Both Troy and Alan made the journey from the USA to come and study at Birmingham, with Professor David Parker and Professor Hugh Houghton. Today marks the culmination of several years of research, as they were awarded their degrees along with other graduates of the School of Philosophy, Theology and Religion. Troy was able to visit and receive his degree in person, whereas Alan received it in absentia.
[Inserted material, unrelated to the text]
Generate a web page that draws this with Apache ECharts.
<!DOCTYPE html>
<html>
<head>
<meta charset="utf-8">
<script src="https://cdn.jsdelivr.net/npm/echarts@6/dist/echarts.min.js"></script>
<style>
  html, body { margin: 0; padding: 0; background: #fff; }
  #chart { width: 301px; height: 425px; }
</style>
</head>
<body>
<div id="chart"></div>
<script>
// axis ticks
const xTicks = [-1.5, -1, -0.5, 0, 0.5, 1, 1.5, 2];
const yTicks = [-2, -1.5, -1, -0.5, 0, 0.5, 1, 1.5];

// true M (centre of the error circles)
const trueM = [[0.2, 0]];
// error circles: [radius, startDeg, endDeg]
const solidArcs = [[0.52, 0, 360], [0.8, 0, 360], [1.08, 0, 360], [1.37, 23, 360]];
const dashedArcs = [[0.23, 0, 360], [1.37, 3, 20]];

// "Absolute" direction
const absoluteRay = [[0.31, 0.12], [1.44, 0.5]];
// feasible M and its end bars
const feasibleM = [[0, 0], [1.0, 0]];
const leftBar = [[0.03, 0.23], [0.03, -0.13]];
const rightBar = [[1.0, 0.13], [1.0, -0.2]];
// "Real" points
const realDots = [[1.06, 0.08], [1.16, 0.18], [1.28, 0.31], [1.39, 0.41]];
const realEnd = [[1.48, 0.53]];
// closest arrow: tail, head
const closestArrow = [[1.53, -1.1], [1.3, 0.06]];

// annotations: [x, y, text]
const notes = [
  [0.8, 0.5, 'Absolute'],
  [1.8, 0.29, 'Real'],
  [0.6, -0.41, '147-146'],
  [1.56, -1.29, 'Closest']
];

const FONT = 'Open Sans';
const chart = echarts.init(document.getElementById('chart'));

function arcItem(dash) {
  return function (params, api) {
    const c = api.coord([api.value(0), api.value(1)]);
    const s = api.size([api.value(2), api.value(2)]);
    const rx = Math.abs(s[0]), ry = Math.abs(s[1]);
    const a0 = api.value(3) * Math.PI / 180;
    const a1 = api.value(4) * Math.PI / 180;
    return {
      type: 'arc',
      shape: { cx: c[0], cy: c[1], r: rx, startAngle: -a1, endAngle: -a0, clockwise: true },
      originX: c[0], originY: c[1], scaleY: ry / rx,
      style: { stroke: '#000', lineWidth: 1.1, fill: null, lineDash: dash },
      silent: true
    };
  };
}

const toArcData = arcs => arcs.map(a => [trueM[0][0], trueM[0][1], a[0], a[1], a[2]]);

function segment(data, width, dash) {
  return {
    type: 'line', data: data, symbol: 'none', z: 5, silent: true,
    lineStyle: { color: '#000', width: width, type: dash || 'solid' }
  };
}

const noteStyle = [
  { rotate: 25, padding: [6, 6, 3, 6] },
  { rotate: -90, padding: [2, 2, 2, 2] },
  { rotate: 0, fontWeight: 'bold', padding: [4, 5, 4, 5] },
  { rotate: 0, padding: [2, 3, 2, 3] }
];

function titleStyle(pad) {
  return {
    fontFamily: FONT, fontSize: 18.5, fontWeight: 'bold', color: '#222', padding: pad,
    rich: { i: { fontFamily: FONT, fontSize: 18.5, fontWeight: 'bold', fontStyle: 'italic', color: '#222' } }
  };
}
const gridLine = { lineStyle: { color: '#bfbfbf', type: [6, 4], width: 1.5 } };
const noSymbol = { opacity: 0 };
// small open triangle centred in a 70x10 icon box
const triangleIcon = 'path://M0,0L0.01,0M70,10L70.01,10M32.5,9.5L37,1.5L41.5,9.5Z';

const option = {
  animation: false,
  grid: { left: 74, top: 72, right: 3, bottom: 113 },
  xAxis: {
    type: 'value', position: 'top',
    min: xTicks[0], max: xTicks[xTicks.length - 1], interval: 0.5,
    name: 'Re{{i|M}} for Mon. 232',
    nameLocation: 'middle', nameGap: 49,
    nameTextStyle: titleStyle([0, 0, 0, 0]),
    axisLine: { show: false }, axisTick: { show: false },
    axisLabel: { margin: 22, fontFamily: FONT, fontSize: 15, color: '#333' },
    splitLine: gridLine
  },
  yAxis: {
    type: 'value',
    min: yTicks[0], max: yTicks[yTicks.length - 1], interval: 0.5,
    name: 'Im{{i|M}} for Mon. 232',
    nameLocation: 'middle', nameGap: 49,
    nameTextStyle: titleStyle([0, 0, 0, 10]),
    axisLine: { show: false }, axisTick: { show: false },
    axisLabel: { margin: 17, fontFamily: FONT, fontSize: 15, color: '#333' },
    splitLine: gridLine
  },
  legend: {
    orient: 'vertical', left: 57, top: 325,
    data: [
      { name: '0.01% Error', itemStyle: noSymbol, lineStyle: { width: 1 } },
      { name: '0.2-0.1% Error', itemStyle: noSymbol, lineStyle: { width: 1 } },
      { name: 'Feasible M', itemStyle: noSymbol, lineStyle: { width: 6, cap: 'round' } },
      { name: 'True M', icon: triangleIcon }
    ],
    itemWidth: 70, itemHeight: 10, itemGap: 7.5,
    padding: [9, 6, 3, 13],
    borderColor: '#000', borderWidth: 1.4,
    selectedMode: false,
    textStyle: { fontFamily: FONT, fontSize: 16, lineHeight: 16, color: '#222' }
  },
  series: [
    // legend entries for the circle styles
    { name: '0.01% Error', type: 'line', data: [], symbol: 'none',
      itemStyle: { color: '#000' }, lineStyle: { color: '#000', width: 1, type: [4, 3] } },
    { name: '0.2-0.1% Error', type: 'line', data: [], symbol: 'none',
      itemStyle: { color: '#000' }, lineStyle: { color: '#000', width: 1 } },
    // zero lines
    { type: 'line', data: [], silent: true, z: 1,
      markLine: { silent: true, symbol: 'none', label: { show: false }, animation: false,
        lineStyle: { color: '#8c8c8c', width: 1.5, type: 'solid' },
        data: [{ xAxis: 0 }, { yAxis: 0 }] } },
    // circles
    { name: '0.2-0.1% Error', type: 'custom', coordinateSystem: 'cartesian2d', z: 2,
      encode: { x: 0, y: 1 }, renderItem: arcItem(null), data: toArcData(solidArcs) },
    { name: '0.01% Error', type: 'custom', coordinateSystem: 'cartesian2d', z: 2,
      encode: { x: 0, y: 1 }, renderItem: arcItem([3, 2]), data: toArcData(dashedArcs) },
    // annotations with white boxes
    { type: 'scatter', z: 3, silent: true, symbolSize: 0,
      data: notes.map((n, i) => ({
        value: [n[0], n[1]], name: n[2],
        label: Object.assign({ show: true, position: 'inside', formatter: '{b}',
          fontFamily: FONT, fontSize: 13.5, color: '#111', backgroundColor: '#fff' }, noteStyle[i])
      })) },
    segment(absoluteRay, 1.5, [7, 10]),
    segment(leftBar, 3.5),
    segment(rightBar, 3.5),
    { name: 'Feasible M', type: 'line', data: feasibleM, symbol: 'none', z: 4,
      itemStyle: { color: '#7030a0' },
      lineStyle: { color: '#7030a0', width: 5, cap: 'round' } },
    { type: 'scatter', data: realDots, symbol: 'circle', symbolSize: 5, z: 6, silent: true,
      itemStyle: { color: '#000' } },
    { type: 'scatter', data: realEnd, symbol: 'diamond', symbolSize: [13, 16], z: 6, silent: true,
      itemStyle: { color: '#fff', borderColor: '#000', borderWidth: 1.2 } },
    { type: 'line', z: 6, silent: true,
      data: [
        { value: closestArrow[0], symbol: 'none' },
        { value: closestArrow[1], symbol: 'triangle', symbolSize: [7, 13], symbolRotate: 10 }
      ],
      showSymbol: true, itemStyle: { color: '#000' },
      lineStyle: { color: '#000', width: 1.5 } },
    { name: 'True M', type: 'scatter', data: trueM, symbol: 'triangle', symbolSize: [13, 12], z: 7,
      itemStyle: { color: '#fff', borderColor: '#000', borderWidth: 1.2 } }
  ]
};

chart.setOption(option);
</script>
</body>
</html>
Details of their theses are given below, and the full texts are now available to read on the University's etheses portal.
Troy is pictured on the right with his lead supervisor, Professor Hugh Houghton.
This project was responsible for developing the Virtual Manuscript Room Collaborative Research Environment (VMR CRE), which offers a facility for the critical editing workflow from raw data collection, through processing, to publication, within an open and online collaborative framework for the Institut für Neutestamentliche Textforschung (INTF) and their global partners while editing the Editio Critica Maior (ECM)-- the paramount critical edition of the Greek New Testament which analyses over 5600 Greek witnesses and includes a comprehensive apparatus of chosen manuscripts, weighted by quotations and early translations. Additionally, this project produced the first digital edition of the ECM. This case study, transitioning the workflow at the INTF to an online collaborative research environment, seeks to convey successful methods and lessons learned through describing a professional software engineer’s foray into the world of academic digital humanities. It compares development roles and practices in the software industry with the academic environment and offers insights to how this software engineer found a software team therein, suggests how a fledgling online community can successfully achieve critical mass, provides an outsider’s perspective on what a digital critical scholarly edition might be, and hopes to offer useful software, datasets, and a thriving online community for manuscript researchers.
In the first chapter of this work, I provide an introduction to the current discussion of scribal habits. In Chapter Two, I discuss Abschriften-or manuscripts with extant known exemplars-, their history in textual criticism, and how they can be used to elucidate the discussion of scribal habits. I also present a methodology for determining if a manuscript is an Abschrift. In Chapter Three, I analyze P127, which is not an Abschrift, in order that we may become familiar with determining scribal habits by singular readings. Chapters Four through Six present the scribal habits of selected proposed manuscript pairs: 0319 and 0320 as direct copies of 06 (with their Latin counterparts VL 76 and VL83 as direct copies of VL 75), 205 as a direct copy of 2886, and 821 as a direct copy of 0141. I discuss in Chapter Four the need to better understand the scribal habits of manuscripts written by scribes who wrote in their non-native language. Additionally, I conclude that 205 and 2886 are, in fact, not copies of one another. In the conclusion, I argue that there is no common scribal habit shared by all scribes except that this study has not found a scribe who adds more words than they lose. Additionally, textual critics should place greater emphasis on the roles played by patrons and readers of the text rather than on scribes alone.